Writers often talk about this. In Marcel Proust’s In Search of Lost Time, the taste of a small cake, a madeleine, brings back his whole childhood. That tiny object becomes a door through which memory walks in. Maybe that’s what objects do best: they open doors to the invisible.
When We Forget, They Don’t
Our minds are fragile; we forget so easily. But objects don’t. They stay long after we’re gone, holding the marks of our brief time on earth. A dusty piano in an empty house still remembers the music once played. A pair of shoes by the door remembers every road their owner walked.
In that sense, objects are like small tombs of experience. They outlive us and tell stories we no longer can. Maybe that’s their afterlife, and ours too, hidden inside them.

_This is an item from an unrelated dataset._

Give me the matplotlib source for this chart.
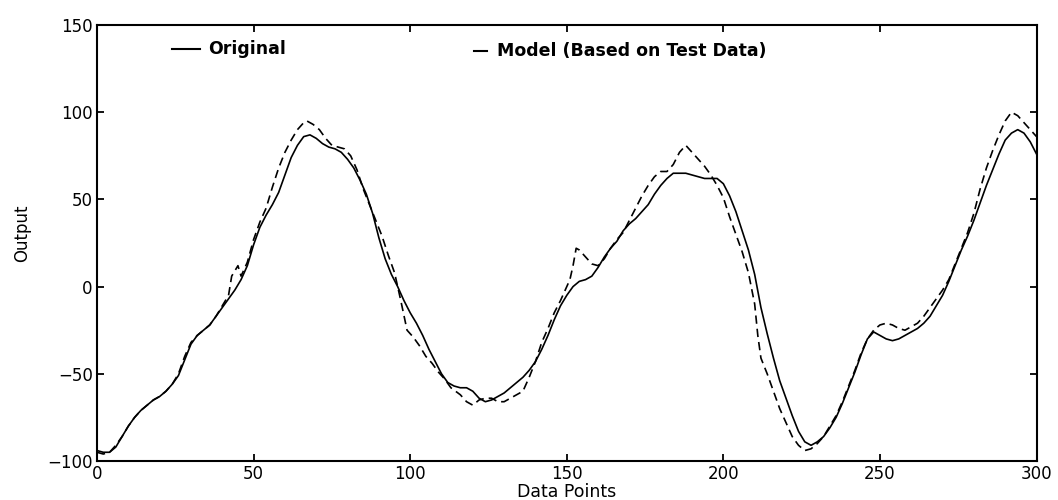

The Beauty of Things That Stay
Thinking this way changes how we see the world. A cracked mug is not just “old," it’s full of memories of mornings, hands, laughter, and silence. A faded photograph is not just paper, but it’s a living moment frozen in matter.
Maybe objects remember us because we leave pieces of ourselves in everything we touch. We move through the world like painters without noticing, leaving colours, fingerprints, and energy behind.
So, when you next hold an old item and feel something deep inside, that mix of sadness and warmth, don’t dismiss it. You are not imagining it. The object really does remember, in its own quiet, wordless way.
Perhaps this is the afterlife we rarely talk about, not in heaven or in memory alone, but in things. The world, after all, keeps everything. We just have to learn how to listen to what objects are trying to say.